The back-to-back Italian TOAs are a harbinger of what's to come: the current PRT, under the command of El Comandante, will RIP out and be replaced by another PRT in just two scant weeks. Everyone here is leaving -- Captain Firepower, Lieutenant Moneybags, and all the rest of the cast of characters will be headed home or to their onward assignment. I'm dreading their departure -- as far as teams go, they're all outstandingly easy to work with, and El Comandante and I in particular have an easy, unspoken synergy that we fell into immediately upon my arrival.
Mercifully, the advance party of the new team has arrived, and they're equal parts laid back and easy to get along with, the kind of guys you'd like to go get a beer with if that were an option here.
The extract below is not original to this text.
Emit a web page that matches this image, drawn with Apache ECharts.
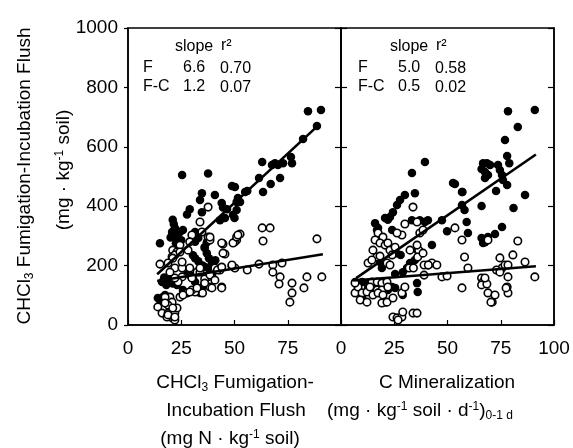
<!DOCTYPE html>
<html>
<head>
<meta charset="utf-8">
<script src="https://cdn.jsdelivr.net/npm/echarts@6/dist/echarts.min.js"></script>
<style>
html, body { margin: 0; padding: 0; background: #fff; }
#chart { width: 573px; height: 448px; }
</style>
</head>
<body>
<div id="chart"></div>
<script>
// fumigation flush panel (left), filled = F, open = F-C
var leftFilled = [
  [84.5,720],[90.6,724],[88.7,670],[82.2,626],[76.5,566],[77,545],[63,549],[67.6,539],[69,545],[70.4,539],[72.8,545],
  [71.4,495],[67,475],[63.4,448],[61.5,495],[56,451],[52.6,414],[50.2,465],[51,387],[50,360],
  [25.4,505],[37.6,510],[48.8,468],[34.7,444],[33.8,421],[40.8,438],[29,390],[27.7,372],[34.7,380],[44,411],[44.6,396],
  [46.5,390],[51,414],[51.6,428],[55,448],[49.3,370],[45.5,360],[43.2,353],
  [21,354],[22,327],[24.4,313],[20.7,313],[25.8,320],[23,303],[21.5,340],[23.5,290],[22.5,275],[25,285],[24,265],[20,295],
  [15,275],[31.5,313],[37,279],[36,263],[31.5,280],[33,293],[36,259],[37,242],[30.5,235],[31.5,225],[39.4,208],[37.6,192],
  [36,195],[39.4,168],[28,178],[29,168],[33,215],[38,225],[41,218],[35,200],
  [17,160],[19,150],[21,140],[18,135],[16,145],[20,165],[22,155],[23,135],
  [14,91],[15,84],[16.4,94],[17.4,77],[17.4,101],
  [31.5,145],[30.5,158],[36,141],[35,128],[25.8,118],[33.8,108]
];
var leftOpen = [
  [63,327],[66.7,327],[63.4,283],[52.6,306],[51,286],[50,279],[88.7,290],[50.2,192],[56,185],[61.5,205],[68,202],[72.3,209],
  [68,178],[71.4,162],[70.9,138],[77,141],[77,108],[76,77],[82.6,125],[84,162],[91,162],
  [37.6,397],[33.8,347],[30,303],[37.6,296],[38.5,286],[24.4,269],[21,252],[23,246],[28.2,252],[20.7,230],[22,236],[15,205],
  [22,192],[25.4,192],[44.6,273],[49.3,276],[51,296],[51.6,303],[45.5,239],[43.2,185],[40.8,192],[48.8,199],[32.4,178],
  [33.8,178],[30,158],[25.4,162],[23.5,145],[37.6,162],[36,155],[38.5,128],[39.4,125],[35,108],[31.5,111],[27.7,108],[30,118],
  [24.4,94],[19.7,94],[17.4,94],[20.7,77],[18.8,67],[14,61],[16,40],[18.8,40],[22,40],[23,57],[20.7,24],[22,17],[18.3,27],[44,128],
  [29,280],[24.4,246],[34.7,313],[38.5,296],[44,276],[44.6,242],[48.8,202],[21,225],[25.4,212],[29,192],[33.8,192],[38.5,168],
  [42,185],[44,195],[40.8,151],[36,141],[32.4,125],[29,111],[25.8,101],[44,125],[18.8,209],[19.7,178],[22,158],
  [17.4,74],[21,57],[18.8,34],[22,27]
];
// C mineralization panel (right)
var rightFilled = [
  [78.4,720],[91,724],[83,667],[77,623],[39.4,549],[78,569],[79,545],[66.7,545],[68.5,545],[70,539],[66,525],[67.6,515],
  [69,505],[73.7,539],[74.6,522],[75.6,505],[76,488],[78,471],[67.6,495],[53.5,475],[57,448],[72.8,451],[86.4,438],
  [56.8,404],[58,387],[66,401],[81,394],[47.4,353],[59,347],[49.8,316],[59.6,310],[66,293],[67.6,279],[69,296],[66.7,276],
  [72.3,306],[75.6,330],
  [33.3,512],[34.7,444],[30,438],[27.7,421],[26.3,404],[24.4,380],[23,364],[22,354],[20.7,360],[16,343],[16.9,320],[17.4,327],
  [24,320],[33.3,353],[37,353],[39.4,347],[40.8,353],[52.6,478],[56.8,448],[42.7,269],[36,252],[34.7,219],[32.4,209],[31,192],
  [29,178],[25.4,172],[18.3,212],[19.2,192],
  [6.6,145],[8,141],[9.9,145],[12.2,141],[13.6,128],[15,135],[17.4,128],[20.7,141],[22,118],[24,128],[25.4,125],[9.9,94],
  [12.7,125],[29,101],[35.7,141],[36,111],[26,242],[28,236]
];
var rightOpen = [
  [33.8,397],[35.7,347],[30,340],[28.6,303],[26.3,310],[37,310],[38.5,320],[17.4,310],[19.7,296],[16,286],[18.3,276],[20.7,269],
  [22,276],[23,252],[24,236],[25.4,262],[15,252],[16.9,229],[18.3,232],[12.7,209],[14.5,219],[21.6,209],[23,202],[36.5,252],
  [36,229],[38.5,242],[42.7,209],[40.8,202],[35.7,269],[32.4,252],[45,202],[53.5,327],[56.8,286],[58,229],[59.6,192],[47.4,162],
  [49.8,165],[56.8,125],[66,158],[66.7,145],[66,135],[68.5,138],[67.6,158],[69,108],[71,77],[72.3,101],[69,286],[83,283],
  [74.6,226],[75.6,192],[77,202],[78.4,202],[78.4,162],[78,128],[78.4,108],[80.7,236],[86.4,212],[91,162],[73,185],[74.6,178],
  [70.4,77],[77.5,125],
  [6.6,108],[8,128],[9.9,108],[12.2,111],[9,84],[12.2,77],[6.6,141],[14.5,145],[17,145],[19.2,141],[21.6,145],[13.6,128],
  [17,118],[19.2,118],[22,128],[15,101],[17.4,108],[19.7,101],[20.7,77],[19.2,74],[21.6,77],[24.4,91],[24.4,27],[26.3,24],
  [28.6,27],[26.8,17],[29,44],[33.8,40],[35.7,40],[28.6,108],[30,128],[32,192],[34,192],[39,202],[41,202],[39,168]
];
// regression lines (end points)
var leftLineF = [[13.7,171],[88.7,668]];
var leftLineFC = [[13.7,148],[91.5,238]];
var rightLineF = [[7.1,158],[91.5,574]];
var rightLineFC = [[5.7,150],[91.5,198]];
// slope / r2 tables
var leftStats = [['F','6.6','0.70'],['F-C','1.2','0.07']];
var rightStats = [['F','5.0','0.58'],['F-C','0.5','0.02']];

var FONT = '"Liberation Sans", Arial, sans-serif';
var myChart = echarts.init(document.getElementById('chart'));

var richStyle = {
  n: { fontSize: 19, fontFamily: FONT, color: '#000', lineHeight: 21 },
  sub: { fontSize: 12, fontFamily: FONT, color: '#000', lineHeight: 8, verticalAlign: 'bottom' },
  sup: { fontSize: 12, fontFamily: FONT, color: '#000', lineHeight: 8, verticalAlign: 'top' }
};

function txt(x, y, t, rot, align) {
  return {
    type: 'text', x: x, y: y, rotation: rot || 0,
    style: {
      text: t, rich: richStyle, font: '19px ' + FONT, fill: '#000',
      align: align || 'center', verticalAlign: 'middle'
    }
  };
}

function statText(x, y, t) {
  return {
    type: 'text', x: x, y: y,
    style: { text: t, font: '16px ' + FONT, fill: '#000', align: 'left', verticalAlign: 'middle' }
  };
}

var graphics = [];
[[0, leftStats], [215, rightStats]].forEach(function (p) {
  var dx = p[0];
  graphics.push(statText(175 + dx, 47, 'slope'));
  graphics.push(statText(221 + dx, 46, 'r\u00B2'));
  p[1].forEach(function (row, i) {
    var y = 68 + i * 19;
    graphics.push(statText(143 + dx, y, row[0]));
    graphics.push(statText(183 + dx, y, row[1]));
    graphics.push(statText(220 + dx, y + 1, row[2]));
  });
});
graphics.push(txt(25, 176, '{n|CHCl}{sub|3}{n| Fumigation-Incubation Flush}', Math.PI / 2));
graphics.push(txt(64, 170, '{n|(mg \u00B7 kg}{sup|-1}{n| soil)}', Math.PI / 2));
graphics.push(txt(235, 383, '{n|CHCl}{sub|3}{n| Fumigation-}'));
graphics.push(txt(236, 411, '{n|Incubation Flush}'));
graphics.push(txt(230, 439, '{n|(mg N \u00B7 kg}{sup|-1}{n| soil)}'));
graphics.push(txt(447, 383, '{n|C Mineralization}'));
graphics.push(txt(420, 411, '{n|(mg \u00B7 kg}{sup|-1}{n| soil \u00B7 d}{sup|-1}{n|)}{sub|0-1 d}'));

function xAx(grid, showMax) {
  return {
    gridIndex: grid, type: 'value', min: 0, max: 100, interval: 25,
    axisLine: { lineStyle: { color: '#000', width: 1.5 } },
    axisTick: { inside: true, length: 5, lineStyle: { color: '#000', width: 1.2 } },
    axisLabel: { fontSize: 19, fontFamily: FONT, color: '#000', margin: 14, showMaxLabel: showMax },
    splitLine: { show: false }
  };
}
function yAx(grid, pos, labels, inside) {
  return {
    gridIndex: grid, type: 'value', position: pos, min: 0, max: 1000, interval: 200,
    axisLine: { show: true, lineStyle: { color: '#000', width: 1.5 } },
    axisTick: { show: true, inside: inside, length: inside ? 6 : 4, lineStyle: { color: '#000', width: 1.2 } },
    axisLabel: { show: labels, fontSize: 19, fontFamily: FONT, color: '#000', margin: 10,
      formatter: function (v) { return String(v); } },
    splitLine: { show: false }
  };
}
function filled(data, xi, yi) {
  return { type: 'scatter', xAxisIndex: xi, yAxisIndex: yi, data: data, symbolSize: 8.5,
    itemStyle: { color: '#000', opacity: 1 }, z: 2, silent: true };
}
function open(data, xi, yi) {
  return { type: 'scatter', xAxisIndex: xi, yAxisIndex: yi, data: data, symbolSize: 7.5,
    itemStyle: { color: '#fff', borderColor: '#000', borderWidth: 1.6, opacity: 1 }, z: 3, silent: true };
}
function fit(data, xi, yi) {
  return { type: 'line', xAxisIndex: xi, yAxisIndex: yi, data: data, showSymbol: false, symbol: 'none',
    lineStyle: { color: '#000', width: 2.6 }, z: 4, silent: true };
}

var option = {
  animation: false,
  backgroundColor: '#fff',
  grid: [
    { left: 128, top: 28, width: 213, height: 297, show: true, borderColor: '#000', borderWidth: 1.5 },
    { left: 341, top: 28, width: 213, height: 297, show: true, borderColor: '#000', borderWidth: 1.5 }
  ],
  xAxis: [xAx(0, false), xAx(1, true)],
  yAxis: [yAx(0, 'left', true, false), yAx(0, 'right', false, true), yAx(1, 'left', false, true), yAx(1, 'right', false, true)],
  series: [
    filled(leftFilled, 0, 0), open(leftOpen, 0, 0), fit(leftLineF, 0, 0), fit(leftLineFC, 0, 0),
    filled(rightFilled, 1, 2), open(rightOpen, 1, 2), fit(rightLineF, 1, 2), fit(rightLineFC, 1, 2)
  ],
  graphic: graphics
};
myChart.setOption(option);
</script>
</body>
</html>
I'll be with them more or less to the end of my time in Farah, with them ripping out at about the same time that my replacement is slated to arrive.
It's hard not to be sad at grand departure, though -- everyone is busy packing, and some people have countdown calendars with only single-digits left on them. The post office has been jammed with people mailing home boxes of stuff, and I've been on the receiving end of seemingly dozens of half-used bottles of shampoo and moisturizer and the like. Two days ago I snagged a 500-pack of Q-tips that I was desperate for, and today I ended up with a bottle of Creatine powder just for having been in the right place at the right time.
Getting free stuff is always nice, but it only kind of blunts my desire to shriek out take me with you! when people start talking departure logistics in meetings. I know this feeling will pass once the new team is on the ground, but for now, I can't help but find myself pacing the conference room, wondering if there's any extra room on the C-130.